Member of the Hawaii House of Representatives from the 1st District
- In office 1959–1984
- Preceded by: ?
- Succeeded by: Dwight Takamine

Personal details
- Born: June 24, 1924 Hakalau, Territory of Hawaii
- Died: October 27, 2015 (aged 91) Honokaa, Hawaii
- Party: Democratic
- Spouse: Kimiko Takamine
- Profession: Labor leader Politician

= Yoshito Takamine =

American politician

Yoshito Takamine (高嶺 良登, June 24, 1924 – October 27, 2015) was an American politician and labor leader in Hawaii. Takamine, who was first elected to the Hawaii House of Representatives in 1958, when the state was still the Territory of Hawaii, served in the state House of Representatives for 12 consecutive terms until his retirement in 1984. Takamine, the longtime chairman of the House Labor Committee, oversaw the creation of the Hawaii Prepaid Health Care Act of 1974, which made Hawaii the first U.S. state to require minimum standards for the health care benefits offered to workers.

==Biography==

===Early life===
Yoshito Takamine, the oldest son and third child of his family's 14 children, was born on June 24, 1924, in Hakalau, Hawaii, to parents from Okinawa. His father, Tozo Takamine, had immigrated in 1919 from his home in Shimajiri Gun, Okinawa, to the island of Hawaii, where he worked on the plantations. Takamine's mother, Usa Takamine, who was also Okinawan, was a picture bride who married Tozo in a "shinpai" marriage three years later. Tozo and Usa Takamine lived and worked in Hakalau at the time of Yoshito Takamine's birth. Takamine's father worked on the plantations for 10 hours per day, six days a week. His mother grew vegetables and washed laundry for the "lunas," or supervisors, to bring in extra income.

===Labor===
Takamine graduated from Honokaa High School in 1944 and then worked for the now defunct Honokaa Sugar Company. He joined the International Longshore and Warehouse Union (ILWU). Takamine became an ILWU business agent in 1950. He rose to become of the ILWU's union division director, which he held until his retirement from the local ILWU leadership in 1986.

===Political career===
A well known labor and union leader, Takamine was first elected to the Hawaii House of Representatives in 1958, when Hawaii was still a territory. Takamine, who served in the House of Representatives for 12 consecutive terms from 1959 until 1984, was the longtime chairman of the House Labor Committee during the 1960s and 1970s. He pushed through legislation aimed at protecting the rights of workers in Hawaii. Takemine's legislative achievements included the collective bargaining law, which granted public employees the right to unionize, the worker's compensation law, and the temporary disability insurance law.

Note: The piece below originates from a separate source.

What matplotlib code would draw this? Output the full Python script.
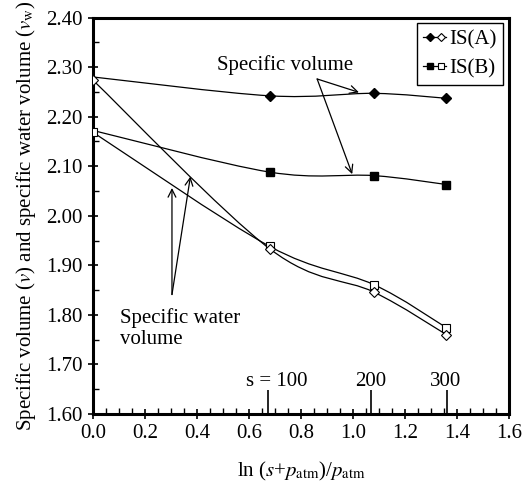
import matplotlib
matplotlib.use("Agg")
import matplotlib.pyplot as plt
import numpy as np
from matplotlib.path import Path
from matplotlib.patches import PathPatch
from matplotlib.lines import Line2D
from matplotlib.legend_handler import HandlerBase
from matplotlib.ticker import MultipleLocator, FormatStrFormatter

plt.rcParams["font.family"] = ["Liberation Serif", "DejaVu Serif"]
plt.rcParams["mathtext.fontset"] = "stix"

# data
ln_s = [0.0, 0.68, 1.08, 1.36]
vol_a = [2.280, 2.242, 2.247, 2.237]
vol_b = [2.172, 2.088, 2.081, 2.063]
water_a = [2.273, 1.933, 1.846, 1.760]
water_b = [2.168, 1.938, 1.861, 1.774]

s_labels = ["s = 100", "200", "300"]
s_pos = [0.673, 1.070, 1.362]


def smooth_path(xs, ys):
    # Excel-style smoothed line: cubic bezier through the points
    pts = np.column_stack([xs, ys])
    n = len(pts)
    verts = [pts[0]]
    codes = [Path.MOVETO]
    for i in range(n - 1):
        p0 = pts[max(i - 1, 0)]
        p1 = pts[i]
        p2 = pts[i + 1]
        p3 = pts[min(i + 2, n - 1)]
        c1 = p1 + (p2 - p0) / 6.0
        c2 = p2 - (p3 - p1) / 6.0
        verts += [c1, c2, p2]
        codes += [Path.CURVE4] * 3
    return Path(verts, codes)


class PairHandler(HandlerBase):
    def __init__(self, marker, size):
        super().__init__()
        self.marker = marker
        self.size = size

    def create_artists(self, legend, orig_handle, xdescent, ydescent,
                       width, height, fontsize, trans):
        y = (height - ydescent) / 2
        line = Line2D([0, width], [y, y], color="black", lw=0.9, transform=trans)
        m1 = Line2D([width * 0.3], [y], marker=self.marker, ms=self.size,
                    mfc="black", mec="black", ls="none", transform=trans)
        m2 = Line2D([width * 0.8], [y], marker=self.marker, ms=self.size,
                    mfc="white", mec="black", mew=0.8, ls="none", transform=trans)
        return [line, m1, m2]


fig = plt.figure(figsize=(5.24, 4.87), dpi=100)
ax = fig.add_axes([0.178, 0.150, 0.793, 0.814])

for xs, ys in [(ln_s, vol_a), (ln_s, vol_b), (ln_s, water_a), (ln_s, water_b)]:
    ax.add_patch(PathPatch(smooth_path(xs, ys), fill=False, edgecolor="black",
                           lw=0.9, zorder=2))

ax.plot(ln_s[1:], vol_a[1:], ls="none", marker="D", ms=5, color="black", zorder=3)
ax.plot(ln_s[1:], vol_b[1:], ls="none", marker="s", ms=5.5, color="black", zorder=3)
ax.plot(ln_s, water_b, ls="none", marker="s", ms=5.5, mfc="white", mec="black",
        mew=0.8, zorder=3)
ax.plot(ln_s, water_a, ls="none", marker="D", ms=5, mfc="white", mec="black",
        mew=0.8, zorder=4)

ax.set_xlim(0, 1.6)
ax.set_ylim(1.6, 2.4)
ax.xaxis.set_major_locator(MultipleLocator(0.2))
ax.xaxis.set_minor_locator(MultipleLocator(0.05))
ax.yaxis.set_major_locator(MultipleLocator(0.1))
ax.yaxis.set_minor_locator(MultipleLocator(0.05))
ax.xaxis.set_major_formatter(FormatStrFormatter("%.1f"))
ax.yaxis.set_major_formatter(FormatStrFormatter("%.2f"))
ax.tick_params(which="major", direction="inout", length=7, width=1.2,
               labelsize=15, pad=4)
ax.tick_params(which="minor", direction="in", length=4, width=1.0)
for sp in ax.spines.values():
    sp.set_linewidth(2.2)

ax.set_xlabel(r"ln ($\mathit{s}$+$\mathit{p}_{\mathrm{atm}}$)/$\mathit{p}_{\mathrm{atm}}$",
              fontsize=15, labelpad=12)
ax.set_ylabel(r"Specific volume ($\mathit{v}$) and specific water volume ($\mathit{v}_{\mathrm{w}}$)",
              fontsize=15, labelpad=6)

# suction markers along the bottom
ax.vlines(s_pos, 1.6, 1.648, color="black", lw=1.2)
for lab, xp in zip(s_labels, [0.705, 1.068, 1.356]):
    ax.text(xp, 1.666, lab, ha="center", va="center", fontsize=15)

arrow = dict(arrowstyle="->", lw=0.9, color="black", shrinkA=0, shrinkB=0,
             mutation_scale=14)
ax.text(0.74, 2.304, "Specific volume", ha="center", va="center", fontsize=15)
ax.annotate("", xy=(1.023, 2.249), xytext=(0.862, 2.276), arrowprops=arrow)
ax.annotate("", xy=(0.997, 2.084), xytext=(0.862, 2.276), arrowprops=arrow)

ax.text(0.104, 1.772, "Specific water\nvolume", ha="left", va="center",
        fontsize=15, linespacing=1.15)
ax.annotate("", xy=(0.303, 2.056), xytext=(0.303, 1.841), arrowprops=arrow)
ax.annotate("", xy=(0.374, 2.079), xytext=(0.303, 1.841), arrowprops=arrow)

h_a = Line2D([], [])
h_b = Line2D([], [])
leg = ax.legend([h_a, h_b], ["IS(A)", "IS(B)"], loc="upper right",
                bbox_to_anchor=(0.985, 0.985), fontsize=15, handlelength=1.1,
                handletextpad=0.15, borderpad=0.3, labelspacing=0.45,
                borderaxespad=0.0,
                handler_map={h_a: PairHandler("D", 4.5), h_b: PairHandler("s", 5)},
                fancybox=False, edgecolor="black", framealpha=1)
leg.get_frame().set_linewidth(1.0)

fig.savefig("out.png", dpi=100)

As chairman, Takamine was one of the principle architects and proponents of the Hawaii Prepaid Health Care Act of 1974, which set minimum standards of health care benefits for workers. Hawaii became the first U.S. state to adopt minimum health care benefits for the labor force under the landmark law.

State Rep. Mark Nakashima, who presently represents state District 1 in House, recalled the contributions Takamine made to the state and Hawaii County in 2015, "He was very much supportive of agriculture, especially in the Hamakua area, and did a lot to ensure that agriculture remained a mainstay on Hawaii Island." Nakashima also added that while he was growing up, "We lived in the middle of a cane field in Kalopa. There's a small paved road that goes down there, and I remember my grandmother telling me, from a very young age, that Yoshito was responsible for getting that road done for (his family). There are so many stories like that, where Yoshito was able to provide resources for the residents living in the Hamakua area. I think a lot of his legacy is the resources that we enjoy in Hamakua and along the Hilo coast that speak of his ability to provide for his constituents."

Takamine retired from the Hawaii House of Representatives in 1984 after 12 consecutive terms. He was succeeded in the Big Island's 1st District by his son, Dwight Takamine, who held the seat from 1984 to 2009.

Yoshito Takamine died at his home in Honokaa, Hawaii, on October 27, 2015, at the age of 91. He was survived by his wife, Kimiko; five children, Dwight Takamine, Delbert Takamine, Arlene Hashimoto, Melanie Fergerstrom, and Karleen Kaohimaunu; three sisters, three brothers and fifteen grandchildren. His memorial service was held at Dodo Mortuary in Hilo on November 18, 2015.

Hawaii Governor David Ige ordered that flags be flown at half staff on November 20, 2015, in Takamine's honor.